## Begin Data extract
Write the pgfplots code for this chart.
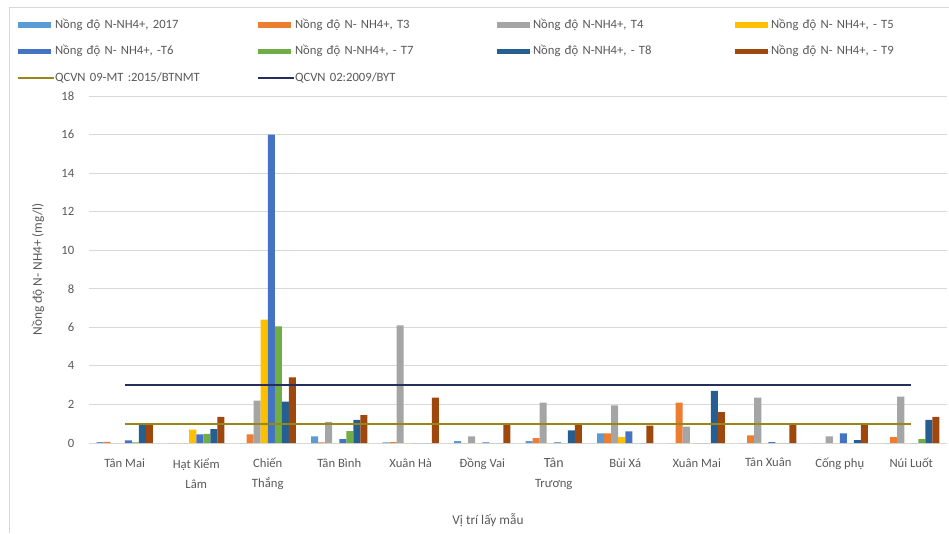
\documentclass[border=0pt]{standalone}
\usepackage{fontspec}
\setmainfont{Carlito}
\usepackage{pgfplots}
\pgfplotsset{compat=1.18}

\definecolor{sA}{HTML}{5B9BD5}
\definecolor{sB}{HTML}{ED7D31}
\definecolor{sC}{HTML}{A5A5A5}
\definecolor{sD}{HTML}{FFC000}
\definecolor{sE}{HTML}{4472C4}
\definecolor{sF}{HTML}{70AD47}
\definecolor{sG}{HTML}{255E91}
\definecolor{sH}{HTML}{9E480E}
\definecolor{qA}{HTML}{9A8618}
\definecolor{qB}{HTML}{262E5E}
\definecolor{txt}{HTML}{595959}
\definecolor{grd}{HTML}{D9D9D9}

\pgfplotsset{
  barleg/.style={legend image code/.code={%
      \fill[##1] (0pt,-1.9pt) rectangle (24.75pt,1.9pt);
      \path (0pt,0pt) -- (27pt,0pt);}},
  lineleg/.style={legend image code/.code={%
      \draw[##1] (0pt,0pt) -- (24.75pt,0pt);
      \path (0pt,0pt) -- (27pt,0pt);}},
  mybar/.style 2 args={ybar, fill=#1, draw=none, bar width=0.098,
      bar shift=#2*0.098, barleg},
}

\begin{document}
\begin{tikzpicture}
\path[use as bounding box] (0,0) rectangle (711.75pt,399.75pt);
% chart frame
\draw[grd, line width=0.75pt] (6.75pt,0pt) -- (6.75pt,393.75pt) -- (711.75pt,393.75pt);
\begin{axis}[
  at={(66.75pt,67.5pt)}, anchor=south west,
  scale only axis, width=643.5pt, height=260.25pt,
  xmin=-0.5, xmax=11.5, ymin=0, ymax=18,
  ytick={0,2,...,18},
  xtick={0,...,11},
  xticklabels={T\^an Mai, Hạt Kiểm\\L\^am, Chiến\\Thắng, T\^an B\`inh, Xu\^an H\`a,
    Đồng Vai, {\fontsize{10.5}{15}\selectfont T\^an\\Trương}, B\`ui X\'a, Xu\^an Mai,
    T\^an Xu\^an, Cống phụ, N\'ui Luốt},
  major tick length=0pt,
  axis x line*=bottom, axis y line*=left,
  x axis line style={draw=grd, line width=0.75pt},
  y axis line style={draw=none},
  ymajorgrids, grid style={draw=grd, line width=0.75pt},
  /pgf/number format/assume math mode=true,
  tick label style={font=\fontsize{9.5}{15}\selectfont, text=txt},
  xticklabel style={align=center, yshift=-8pt},
  yticklabel style={xshift=-7.5pt},
  xlabel={Vị trí lấy mẫu},
  ylabel={Nồng độ N- NH4+ (mg/l)},
  label style={font=\fontsize{10}{12}\selectfont, text=txt},
  xlabel style={at={(axis description cs:0.465,-0.222)}, anchor=center},
  ylabel style={at={(axis description cs:-0.0594,0.5)}, anchor=center},
  legend columns=4,
  legend cell align=left,
  legend style={at={(rel axis cs:-0.0839,1.2219)}, anchor=north west,
    draw=none, fill=none, inner sep=0pt, outer sep=0pt,
    row sep=10.9pt, column sep=0pt,
    nodes={inner sep=0pt, text width=151.5pt, text height=7pt, text depth=2pt,
      font=\fontsize{9.5}{11}\selectfont, text=txt, align=left}},
]
% 2017
\addplot[mybar={sA}{-3.5}] coordinates {(0,0.05) (1,0) (2,0) (3,0.35) (4,0.03) (5,0.1) (6,0.1) (7,0.5) (8,0) (9,0) (10,0) (11,0)};
\addlegendentry{Nồng độ N-NH4+, 2017}
% T3
\addplot[mybar={sB}{-2.5}] coordinates {(0,0.06) (1,0) (2,0.45) (3,0.03) (4,0.05) (5,0) (6,0.25) (7,0.5) (8,2.1) (9,0.4) (10,0) (11,0.3)};
\addlegendentry{Nồng độ N- NH4+, T3}
% T4
\addplot[mybar={sC}{-1.5}] coordinates {(0,0) (1,0) (2,2.2) (3,1.1) (4,6.1) (5,0.35) (6,2.1) (7,1.95) (8,0.85) (9,2.35) (10,0.35) (11,2.4)};
\addlegendentry{Nồng độ N-NH4+, T4}
% T5
\addplot[mybar={sD}{-0.5}] coordinates {(0,0) (1,0.7) (2,6.4) (3,0) (4,0) (5,0) (6,0) (7,0.3) (8,0) (9,0) (10,0) (11,0)};
\addlegendentry{Nồng độ N- NH4+, - T5}
% T6
\addplot[mybar={sE}{0.5}] coordinates {(0,0.13) (1,0.45) (2,16.0) (3,0.2) (4,0) (5,0.03) (6,0.03) (7,0.6) (8,0) (9,0.05) (10,0.5) (11,0)};
\addlegendentry{Nồng độ N- NH4+, -T6}
% T7
\addplot[mybar={sF}{1.5}] coordinates {(0,0.03) (1,0.48) (2,6.05) (3,0.62) (4,0) (5,0) (6,0) (7,0) (8,0) (9,0) (10,0) (11,0.2)};
\addlegendentry{Nồng độ N-NH4+, - T7}
% T8
\addplot[mybar={sG}{2.5}] coordinates {(0,0.95) (1,0.72) (2,2.15) (3,1.2) (4,0) (5,0) (6,0.65) (7,0) (8,2.7) (9,0) (10,0.15) (11,1.2)};
\addlegendentry{Nồng độ N-NH4+, - T8}
% T9
\addplot[mybar={sH}{3.5}] coordinates {(0,0.97) (1,1.35) (2,3.4) (3,1.45) (4,2.35) (5,1.0) (6,1.0) (7,0.9) (8,1.6) (9,1.0) (10,0.95) (11,1.35)};
\addlegendentry{Nồng độ N- NH4+, - T9}
% limit values
\addplot[qA, line width=1.5pt, lineleg] coordinates {(0,1) (11,1)};
\addlegendentry{QCVN 09-MT :2015/BTNMT}
\addplot[qB, line width=1.5pt, lineleg] coordinates {(0,3) (11,3)};
\addlegendentry{QCVN 02:2009/BYT}
\end{axis}
\end{tikzpicture}
\end{document}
## End Data extract
## Given problem
How many lines in the data contain the string "code"? Respond with the number only.

## Answer to this exercise
3